Wbrew wcześniejszym zapowiedziom nie było wczoraj mów końcowych w głośnym procesie ws. śmierci dzieci w puckiej rodzinie zastępczej. Obrońca oskarżonej Anny Cz. złożył wniosek o wyjaśnienie sposobu przeprowadzenia badań psychologicznych pokrzywdzonych dzieci. Zdaniem prokuratury jest to próba podważenia obciążających zeznań, które przeciwko oskarżonym złożyli małoletni.
Proces przeciw byłym rodzicom zastępczym trwa od kwietnia ubiegłego roku. W lutym strony miały wygłosić mowy końcowe. Tymczasem złożony wniosek obrońcy Anny Cz. dotyczący opinii biegłej sądowej przesunął koniec procesu o kolejne miesiące.
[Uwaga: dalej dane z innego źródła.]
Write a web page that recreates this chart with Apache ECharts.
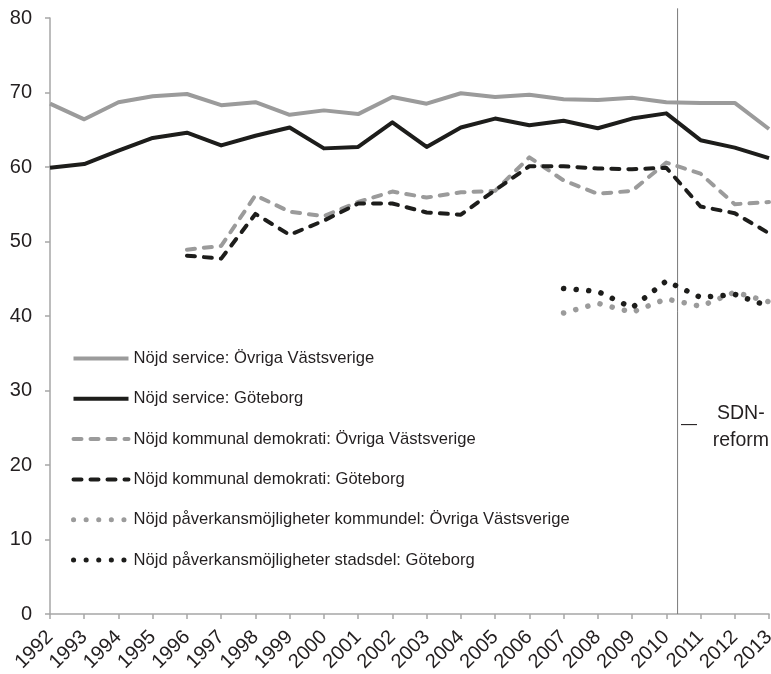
<!DOCTYPE html>
<html>
<head>
<meta charset="utf-8">
<script src="https://cdn.jsdelivr.net/npm/echarts@6/dist/echarts.min.js"></script>
<style>
  html, body { margin: 0; padding: 0; background: #fff; }
  #main { width: 771px; height: 674px; }
</style>
</head>
<body>
<div id="main"></div>
<script>
// år och serier
var years = [1992, 1993, 1994, 1995, 1996, 1997, 1998, 1999, 2000, 2001, 2002,
             2003, 2004, 2005, 2006, 2007, 2008, 2009, 2010, 2011, 2012, 2013];
var serviceOvriga = [68.5, 66.4, 68.7, 69.5, 69.8, 68.3, 68.7, 67.0, 67.6, 67.1, 69.4,
                     68.5, 69.9, 69.4, 69.7, 69.1, 69.0, 69.3, 68.7, 68.6, 68.6, 65.1];
var serviceGbg = [59.9, 60.4, 62.2, 63.9, 64.6, 62.9, 64.2, 65.3, 62.5, 62.7, 66.0,
                  62.7, 65.3, 66.5, 65.6, 66.2, 65.2, 66.5, 67.2, 63.6, 62.6, 61.2];
var demokratiOvriga = [null, null, null, null, 48.9, 49.4, 56.2, 54.0, 53.4, 55.3, 56.7,
                       55.9, 56.6, 56.8, 61.3, 58.2, 56.4, 56.8, 60.6, 59.1, 55.0, 55.3];
var demokratiGbg = [null, null, null, null, 48.1, 47.7, 53.7, 50.9, 52.8, 55.1, 55.1,
                    53.9, 53.6, 56.9, 60.1, 60.1, 59.8, 59.7, 59.9, 54.7, 53.8, 51.1];
var paverkanOvriga = [null, null, null, null, null, null, null, null, null, null, null,
                      null, null, null, null, 40.4, 41.7, 40.5, 42.3, 41.3, 43.2, 41.9];
var paverkanGbg = [null, null, null, null, null, null, null, null, null, null, null,
                   null, null, null, null, 43.7, 43.3, 41.1, 44.7, 42.5, 42.9, 41.3];
var seriesNames = [
  'Nöjd service: Övriga Västsverige',
  'Nöjd service: Göteborg',
  'Nöjd kommunal demokrati: Övriga Västsverige',
  'Nöjd kommunal demokrati: Göteborg',
  'Nöjd påverkansmöjligheter kommundel: Övriga Västsverige',
  'Nöjd påverkansmöjligheter stadsdel: Göteborg'
];
var reformYear = 2010.33;
var reformLine = [0, 81.3];
var yTicks = [0, 10, 20, 30, 40, 50, 60, 70, 80];

var GRAY = '#9b9b9b';
var BLACK = '#1d1d1b';
var TEXT = '#231f20';
var FONT = '"Liberation Sans", Arial, sans-serif';
var DASH = [8, 9];
var DOT = [0.1, 12.5];

function pairs(vals) {
  return years.map(function (y, i) { return [y, vals[i]]; });
}

function lineSeries(name, vals, color, kind) {
  var width = kind === 'dot' ? 5.5 : 4;
  var type = kind === 'dot' ? DOT : (kind === 'dash' ? DASH : 'solid');
  return {
    name: name,
    type: 'line',
    data: pairs(vals),
    symbol: 'none',
    showSymbol: false,
    connectNulls: false,
    clip: false,
    lineStyle: { color: color, width: width, type: type, cap: kind ? 'round' : 'butt', join: 'round' },
    itemStyle: { color: color },
    emphasis: { disabled: true }
  };
}

var series = [
  lineSeries(seriesNames[0], serviceOvriga, GRAY),
  lineSeries(seriesNames[1], serviceGbg, BLACK),
  lineSeries(seriesNames[2], demokratiOvriga, GRAY, 'dash'),
  lineSeries(seriesNames[3], demokratiGbg, BLACK, 'dash'),
  lineSeries(seriesNames[4], paverkanOvriga, GRAY, 'dot'),
  lineSeries(seriesNames[5], paverkanGbg, BLACK, 'dot'),
  {
    // SDN-reformens linje
    name: 'SDN-reform',
    type: 'line',
    data: reformLine.map(function (v) { return [reformYear, v]; }),
    symbol: 'none',
    clip: false,
    silent: true,
    z: 1,
    lineStyle: { color: '#7a7a7a', width: 1 }
  }
];

var legendData = seriesNames.map(function (n, i) {
  return { name: n, lineStyle: { width: i >= 4 ? 5 : 4 } };
});

var chart = echarts.init(document.getElementById('main'), null, { renderer: 'canvas' });
chart.setOption({
  animation: false,
  backgroundColor: '#fff',
  textStyle: { fontFamily: FONT },
  grid: { left: 50, right: 2, top: 18, bottom: 60, containLabel: false, outerBoundsMode: 'none' },
  legend: {
    orient: 'vertical',
    left: 71,
    top: 348.5,
    padding: 0,
    itemWidth: 55,
    itemHeight: 20,
    itemGap: 20.3,
    selectedMode: false,
    itemStyle: { opacity: 0 },
    textStyle: { color: TEXT, fontSize: 16.6, fontFamily: FONT, lineHeight: 20 },
    data: legendData
  },
  xAxis: {
    type: 'value',
    min: years[0],
    max: years[years.length - 1],
    interval: 1,
    splitLine: { show: false },
    axisLine: { lineStyle: { color: '#a6a6a6', width: 1.5 } },
    axisTick: { show: true, length: 5, lineStyle: { color: '#a6a6a6', width: 1.5 } },
    axisLabel: { rotate: 45, margin: 20, color: TEXT, fontSize: 20, fontFamily: FONT, formatter: function (v) { return String(v); } }
  },
  yAxis: {
    type: 'value',
    min: yTicks[0],
    max: yTicks[yTicks.length - 1],
    interval: 10,
    splitLine: { show: false },
    axisLine: { show: true, lineStyle: { color: '#a6a6a6', width: 1.5 } },
    axisTick: { show: true, length: 5, lineStyle: { color: '#a6a6a6', width: 1.5 } },
    axisLabel: { margin: 18, color: TEXT, fontSize: 20, fontFamily: FONT }
  },
  graphic: [
    { type: 'text', right: 2, top: 400, style: { text: 'SDN-\nreform', fill: TEXT, font: '19.5px ' + FONT, textAlign: 'center', lineHeight: 27 } },
    { type: 'text', left: 681, top: 417, style: { text: '—', fill: TEXT, font: '16px ' + FONT } }
  ],
  series: series
});
</script>
</body>
</html>
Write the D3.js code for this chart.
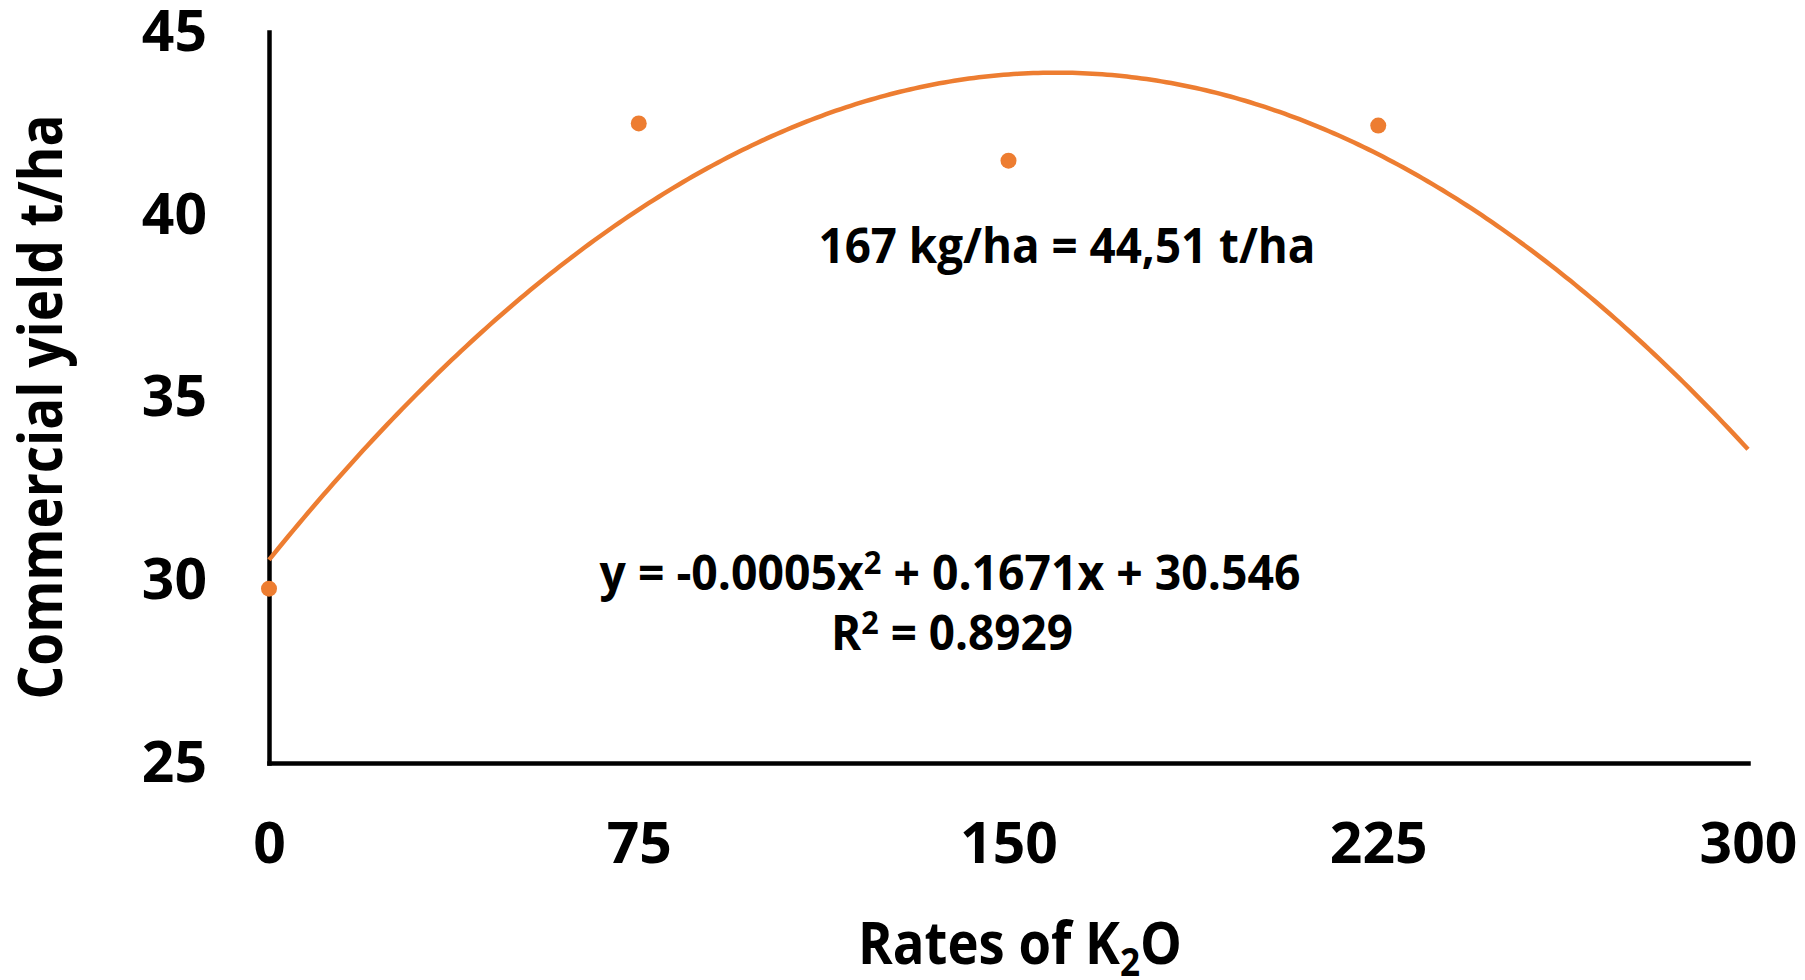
<!DOCTYPE html>
<html>
<head>
<meta charset="utf-8">
<script src="https://cdn.jsdelivr.net/npm/d3@7"></script>
<style>
  html, body { margin: 0; padding: 0; background: #fff; }
  svg { display: block; }
  text { font-family: "Open Sans", "Noto Sans", sans-serif; font-weight: 700; fill: #000; }
</style>
</head>
<body>
<svg id="chart" width="1805" height="980"></svg>
<script>
// ---- data ----
const rates = [0, 75, 150, 225];                 // kg/ha K2O
const yieldValues = [29.77, 42.50, 41.48, 42.44]; // t/ha
const xTicks = [0, 75, 150, 225, 300];
const yTicks = [25, 30, 35, 40, 45];
const xDomain = [0, 300];
const yDomain = [25, 45];
const xTitleParts = ["Rates of K", "2", "O"];
const yTitle = "Commercial yield t/ha";
const optimumLabel = "167 kg/ha = 44,51 t/ha";
const equationParts = ["y = -0.0005x", "2", " + 0.1671x + 30.546"];
const r2Parts = ["R", "2", " = 0.8929"];

const orange = "#ED7D31";

const svg = d3.select("#chart");
const x = d3.scaleLinear().domain(xDomain).range([269, 1748]);
const y = d3.scaleLinear().domain(yDomain).range([763, 32]);

// ---- quadratic least-squares trendline (as the spreadsheet does) ----
function quadFit(xs, ys) {
  const n = xs.length;
  let s = [0,0,0,0,0], t = [0,0,0];
  for (let i = 0; i < n; i++) {
    const xi = xs[i], yi = ys[i];
    for (let k = 0; k < 5; k++) s[k] += Math.pow(xi, k);
    for (let k = 0; k < 3; k++) t[k] += Math.pow(xi, k) * yi;
  }
  const M = [[s[0], s[1], s[2], t[0]], [s[1], s[2], s[3], t[1]], [s[2], s[3], s[4], t[2]]];
  for (let c = 0; c < 3; c++) {
    let p = c;
    for (let r = c + 1; r < 3; r++) if (Math.abs(M[r][c]) > Math.abs(M[p][c])) p = r;
    [M[c], M[p]] = [M[p], M[c]];
    for (let r = 0; r < 3; r++) {
      if (r === c) continue;
      const f = M[r][c] / M[c][c];
      for (let k = c; k < 4; k++) M[r][k] -= f * M[c][k];
    }
  }
  return [M[0][3] / M[0][0], M[1][3] / M[1][1], M[2][3] / M[2][2]]; // c0, c1, c2
}
const coef = quadFit(rates, yieldValues);
const trend = d3.range(0, 300.5, 1).map(v => [v, coef[0] + coef[1] * v + coef[2] * v * v]);

// ---- axes ----
const yAxis = d3.axisLeft(y).tickValues(yTicks).tickSize(0).tickSizeOuter(0).tickPadding(62);
const xAxis = d3.axisBottom(x).tickValues(xTicks).tickSize(0).tickSizeOuter(0).tickPadding(60);

const gy = svg.append("g").attr("transform", `translate(${x(0)},0)`).call(yAxis);
const gx = svg.append("g").attr("transform", `translate(0,${y(25)})`).call(xAxis);
[gx, gy].forEach(g => {
  g.select(".domain").attr("stroke", "#000").attr("stroke-width", 4.5).attr("stroke-linecap", "square");
  g.selectAll("text").attr("font-family", null).attr("font-size", 57).style("font-weight", 700);
});

// ---- trendline ----
svg.append("path")
  .datum(trend)
  .attr("fill", "none")
  .attr("stroke", orange)
  .attr("stroke-width", 4.5)
  .attr("d", d3.line().x(d => x(d[0])).y(d => y(d[1])));

// ---- points ----
svg.append("g").selectAll("circle")
  .data(rates.map((r, i) => [r, yieldValues[i]]))
  .join("circle")
  .attr("cx", d => x(d[0]))
  .attr("cy", d => y(d[1]))
  .attr("r", 8)
  .attr("fill", orange);

// text with a small raised/lowered middle part, horizontally condensed to the target width
function partText(cx, by, parts, size, subSize, shift, targetW) {
  const g = svg.append("g").attr("transform", `translate(${cx},${by})`);
  const t = g.append("text").attr("x", 0).attr("y", 0).attr("text-anchor", "middle").attr("font-size", size);
  t.append("tspan").text(parts[0]);
  t.append("tspan").attr("font-size", subSize).attr("dy", shift).text(parts[1]);
  t.append("tspan").attr("dy", -shift).text(parts[2]);
  const w = t.node().getComputedTextLength();
  const k = Math.min(1, targetW / w);
  t.attr("transform", `scale(${k},1)`);
  return g;
}

// ---- axis titles ----
partText(1020, 964, xTitleParts, 60, 40, 12, 324);

svg.append("text")
  .attr("transform", "translate(62,407) rotate(-90)")
  .attr("text-anchor", "middle")
  .attr("font-size", 60)
  .attr("textLength", 585)
  .attr("lengthAdjust", "spacingAndGlyphs")
  .text(yTitle);

// ---- annotations ----
svg.append("text")
  .attr("x", 1067).attr("y", 263)
  .attr("text-anchor", "middle")
  .attr("font-size", 48)
  .attr("textLength", 497)
  .attr("lengthAdjust", "spacingAndGlyphs")
  .text(optimumLabel);

partText(950, 590, equationParts, 48, 32, -16, 701);
partText(952, 650, r2Parts, 48, 32, -16, 242);
</script>
</body>
</html>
Obrona ma wątpliwości co do sposobu w jaki przeprowadzono badania psychologiczne dzieci, którzy jako naoczni świadkowie śmierci Kacpra i Klaudii złożyły obciążające oskarżonych zeznania.
Zdaniem Prokuratury jest to próba podważenia dowodu zeznań kluczowego świadka, czyli biologicznej córki Anny i Wiesława Cz.
Do przesłuchania zostało dwóch ostatnich świadków - przyrodni brat oskarżonej i biologiczna babcia dzieci. Kolejny raz nie udało się ich przesłuchać, pierwszy z nich znajduje się za granicą i nie ma z nim kontaktu, babcia dzieci natomiast odmawia składania zeznań.
Następna próba przesłuchania świadka odbędzie się 7 marca. Obojgu oskarżonym przedłużono tymczasowy areszt do końca kwietnia.